Last year’s America Invents Act made major changes to our patent system, largely designed to improve Patent Office operations, reduce the backlog of applications, and the quality of patents.  A properly functioning Patent and Trademark Office (PTO) is vital both to speedy review of patents applied for by companies like Cisco, to weeding out applications that shouldn’t result in patents, and reviewing issued patents to make sure they’re not defective.  Yesterday, the PTO set out a framework to help determine fees for using the services of the PTO going forward.  While there was a lot of disagreement among various industry groups over various provisions of the patent reform legislation, most agreed on one thing at least: the fees paid by users of the PTO should cover the cost of the services the PTO provides, and the fees, once paid, should actually be available to the PTO to provide those services and not diverted to other purposes.
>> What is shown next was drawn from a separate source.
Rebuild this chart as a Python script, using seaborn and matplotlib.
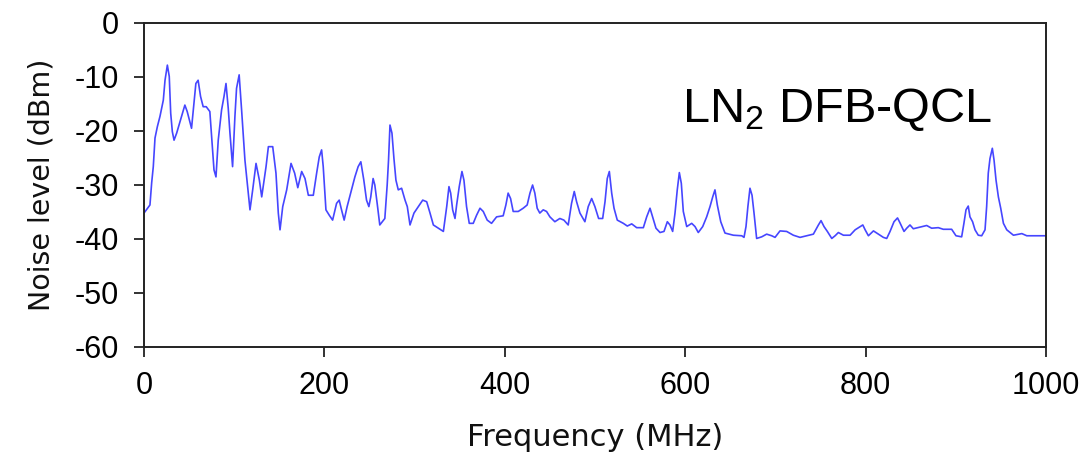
import matplotlib
matplotlib.use("Agg")
import matplotlib.pyplot as plt
import seaborn as sns
import pandas as pd

freq_mhz = [0, 6.6, 8.5, 10.3, 12.2, 14.8, 17.7, 21.4, 23.3, 25.9, 28, 29.6, 31.4, 33.3, 36.2, 39.9,
            42.8, 45.3, 47.9, 52.7, 55.4, 57.5, 60, 62.7, 65.6, 69, 73, 76, 77.6, 79.8, 82.3, 86,
            88.7, 90.9, 93.4, 95.3, 98.2, 100.8, 102.6, 105.5, 108.2, 111.9, 114.5, 117.5, 120.5,
            124.2, 127.9, 130.5, 135.3, 137.9, 142.7, 146.3, 148.9, 150.8, 153.8, 158.2, 163, 167,
            170.5, 174.8, 178.5, 182.2, 187.7, 191.4, 194.3, 196.9, 198.7, 201.7, 205.4, 209.1,
            213.5, 216.4, 219, 221.9, 225.2, 230.1, 233.8, 237.4, 240.4, 243.7, 246.7, 249.3,
            251.4, 254, 255.9, 258.5, 261.4, 267, 269.6, 271.1, 272.7, 274.9, 277.1, 279.3, 281.9,
            285.6, 289.4, 291.9, 294.9, 299.3, 304.1, 309, 313.4, 317.1, 320.8, 326.3, 331.9,
            335.6, 338.1, 340, 342.2, 344.8, 346.6, 349.5, 352.5, 354.7, 357.6, 360.6, 365, 368.7,
            372.5, 376.1, 380.5, 385.3, 390.9, 398.2, 401.2, 403.7, 406.4, 409.3, 414.9, 420.4,
            424.8, 427.9, 430.8, 433.3, 435.9, 438.8, 442.6, 446.3, 450, 455.5, 461, 465.5, 470.3,
            474, 477, 479.6, 483.3, 488.8, 492.5, 496.3, 499.9, 504, 508.5, 511.1, 513.6, 515.9,
            518.5, 521.1, 524.7, 531.4, 535.8, 540.7, 546.2, 553.6, 557.3, 561, 563.9, 567.6,
            572.1, 576.5, 580.2, 583.1, 586.1, 588.7, 591.2, 593.5, 595.7, 597.9, 601.7, 607.2,
            610.9, 614.5, 619.4, 623.8, 627.5, 630.5, 633, 635.6, 639.4, 644.1, 653.4, 662.7,
            665.2, 667.4, 669.5, 671.8, 674.1, 676.3, 679.2, 684.8, 690.3, 695.9, 699.6, 705.1,
            712.5, 719.9, 727.3, 734.7, 742.1, 747.7, 750.6, 753.9, 757.6, 762.5, 766.2, 769.8,
            775.4, 782.8, 788.4, 793.1, 796.9, 799.5, 803.1, 808.7, 814.2, 819.7, 823.4, 827.1,
            831.5, 835.4, 838.1, 842.6, 845.6, 849.2, 852.9, 860.3, 867.7, 873.2, 880.6, 886.1,
            895.4, 900.2, 906.5, 909, 911.3, 913.8, 915.7, 918.6, 921.3, 924.9, 928.7, 932.4,
            934.2, 936, 937.9, 940.5, 942.4, 944.6, 947.2, 949.8, 952.8, 956.5, 963.9, 973.2,
            978.7, 1000]

noise_dbm = [-35.2, -33.7, -29.6, -26.6, -21.3, -19.2, -17.3, -14.3, -10.6, -7.8, -9.9, -16.7, -20.1,
             -21.7, -20.4, -18.3, -16.7, -15.2, -16.4, -19.5, -14.9, -11.2, -10.6, -13.6, -15.5,
             -15.5, -16.4, -23.5, -27.2, -28.5, -21.7, -16.1, -13.6, -11.2, -15.8, -20.4, -26.6,
             -17.3, -12.1, -9.6, -16.1, -25.4, -29.7, -34.6, -30.9, -26, -29.1, -32.2, -26.6,
             -22.9, -22.9, -27.8, -35.2, -38.3, -34, -30.9, -26, -27.8, -30.5, -27.5, -28.8,
             -31.9, -31.9, -27.8, -24.8, -23.5, -26.6, -34.6, -35.6, -36.5, -33.4, -32.8, -34.6,
             -36.5, -34, -30.9, -28.5, -26.6, -25.7, -29.1, -32.8, -34, -32.2, -28.8, -30, -33.4,
             -37.4, -36.2, -30, -25.4, -18.9, -20.4, -25.1, -29.1, -30.9, -30.6, -32.8, -34,
             -37.4, -35.2, -34, -32.8, -33.1, -35.2, -37.4, -38, -38.6, -34, -30.3, -31.5, -34.6,
             -36.2, -33.7, -30.3, -27.5, -29.1, -34, -37.1, -37.1, -35.6, -34.3, -34.9, -36.5,
             -37.1, -35.9, -35.7, -33.7, -31.5, -32.5, -34.9, -34.9, -34.3, -33.7, -31.5, -30,
             -31.5, -34.3, -35.2, -34.6, -34.9, -35.9, -36.8, -36.2, -36.5, -37.4, -33.4, -31.2,
             -33.1, -35.2, -36.8, -34, -32.5, -34, -36.2, -36.2, -33.1, -28.8, -27.5, -31.5,
             -34.3, -36.5, -37.1, -37.6, -37.2, -37.9, -37.9, -35.9, -34.3, -35.9, -38, -38.8,
             -38.6, -36.8, -37.4, -38.6, -35.2, -30.9, -27.7, -29.7, -34.9, -37.7, -37.1, -37.7,
             -38.8, -37.7, -35.9, -34, -32.2, -30.9, -33.7, -36.8, -38.9, -39.3, -39.4, -39.7,
             -37.7, -34, -30.6, -31.9, -35.2, -39.9, -39.6, -39.1, -39.4, -39.7, -38.5, -38.6,
             -39.3, -39.7, -39.4, -39.1, -37.4, -36.6, -37.7, -38.6, -39.9, -39.4, -38.8, -39.3,
             -39.3, -38.3, -37.8, -37.4, -38.3, -39.4, -38.5, -39.1, -39.7, -39.9, -38.6, -36.8,
             -36.1, -37, -38.6, -38, -37.4, -38.1, -37.8, -37.5, -38, -37.9, -38.2, -38.2, -39.4,
             -39.6, -37.1, -34.6, -33.9, -35.9, -36.8, -38.3, -39.3, -39.4, -38.3, -34, -27.8,
             -25.1, -23.2, -25.4, -29.1, -32.2, -34.3, -37.1, -38.3, -39.3, -39, -39.4, -39.4]

x_ticks = [0, 200, 400, 600, 800, 1000]
y_ticks = [0, -10, -20, -30, -40, -50, -60]
x_label = "Frequency (MHz)"
y_label = "Noise level (dBm)"
annotation = "LN$_2$ DFB-QCL"

sns.set_style("ticks")
plt.rcParams["font.family"] = ["Liberation Sans", "DejaVu Sans"]
plt.rcParams["mathtext.default"] = "regular"

df = pd.DataFrame({"freq": freq_mhz, "noise": noise_dbm})

fig = plt.figure(figsize=(10.88, 4.61), dpi=100)
ax = fig.add_axes([144 / 1088, 1 - 347 / 461, (1046 - 144) / 1088, (347 - 23) / 461])
sns.lineplot(data=df, x="freq", y="noise", ax=ax, color="#4646ff", linewidth=1.2)

ax.set_xlim(0, 1000)
ax.set_ylim(-60, 0)
ax.set_xticks(x_ticks)
ax.set_yticks(y_ticks)
ax.set_xticklabels([str(t) for t in x_ticks])
ax.set_yticklabels([str(t) for t in y_ticks])
ax.tick_params(axis="both", direction="out", length=7, width=1.3, color="#222222",
               labelsize=22, labelcolor="black")
ax.tick_params(axis="y", pad=11)
ax.tick_params(axis="x", pad=10)
for s in ax.spines.values():
    s.set_visible(True)
    s.set_color("#222222")
    s.set_linewidth(1.4)

ax.set_xlabel(x_label, fontsize=22, family=["DejaVu Sans"], labelpad=16, color="#111111")
ax.set_ylabel(y_label, fontsize=20.5, family=["DejaVu Sans"], labelpad=14, color="#111111")

ax.text(596, -18.3, annotation, fontsize=35, ha="left", va="baseline", color="black")

fig.savefig("out.png", dpi=100)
The PTO’s proposal yesterday fulfills the goals of the America Invents Act.  Most important, that proposal is neutral, providing special advantages or imposing special burdens neither on large applicants like Cisco (we apply for over 700 patents per year) nor on smaller applicants who may have very few applications.  It  makes clear that the higher costs of initial review of patent applications should be reflected in the fees paid, to avoid cross-subsidization among different services, and that applicants should have a choice as to the type of processing desired.  The presentation of alternative approaches should lead to a healthy discussion to help the PTO choose the best approach.  Either of the approaches is a big step forward from where we were before the AIA.  The bottom line is that there’s no free lunch, and no free patent process either.    We hope users of the patent office large and small will work together to get a fair and usable result that will lead to the benefits the new law was designed to bring about.